The range of the dishes on offer is, in itself, evidence of how children’s gastronomic sophistication has changed.
‘Children are much more savvy about food these days,’ says Jim Gavin. ‘There’s such broad coverage in the media and they travel so much.’
Best school canteens
Even the conditions in which pupils eat their school dinners can affect the way they relate to food. Two years ago, KES opened a remarkable new building, with a library on the ground floor and a lecture theatre on top with a kitchen and dining hall sandwiched between them. Dining is in the bright, light Willett Dining Hall with spectacular views out over the city and space to eat outside, all designed specifically with the children in mind.
‘We’ve noticed that the pupils tend to spend longer at the tables over lunch than they used to,’ says the head chef.
When any parent chooses a school for their child, food is unlikely to come at the top of the list of criteria. Teaching facilities will be examined with care, sports facilities assessed, exam results chewed over and yet, a child is unlikely to succeed in any of these areas unless properly fed.

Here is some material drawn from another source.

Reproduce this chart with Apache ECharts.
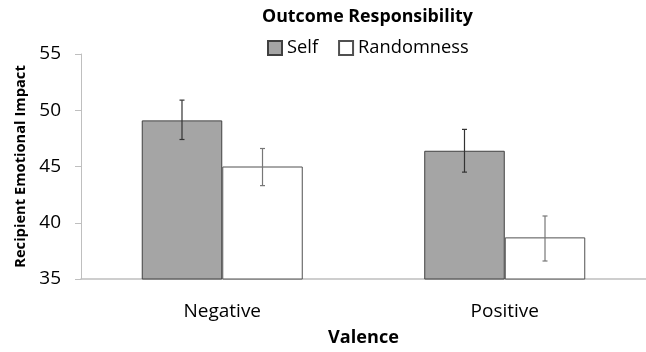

Any eating habits they pick up at school are likely to remain with them throughout their lives.
So a visit to the dining room, a tour of the kitchen to see how up-to-date the equipment is, a chat to the chef and catering manager, a look at the menu of the day or even time spent watching a lunch, and an examination of the head master or mistress as to how the school sees food fitting into their overall philosophy, could reap long-term dividends for their child as important as any taken from the classroom.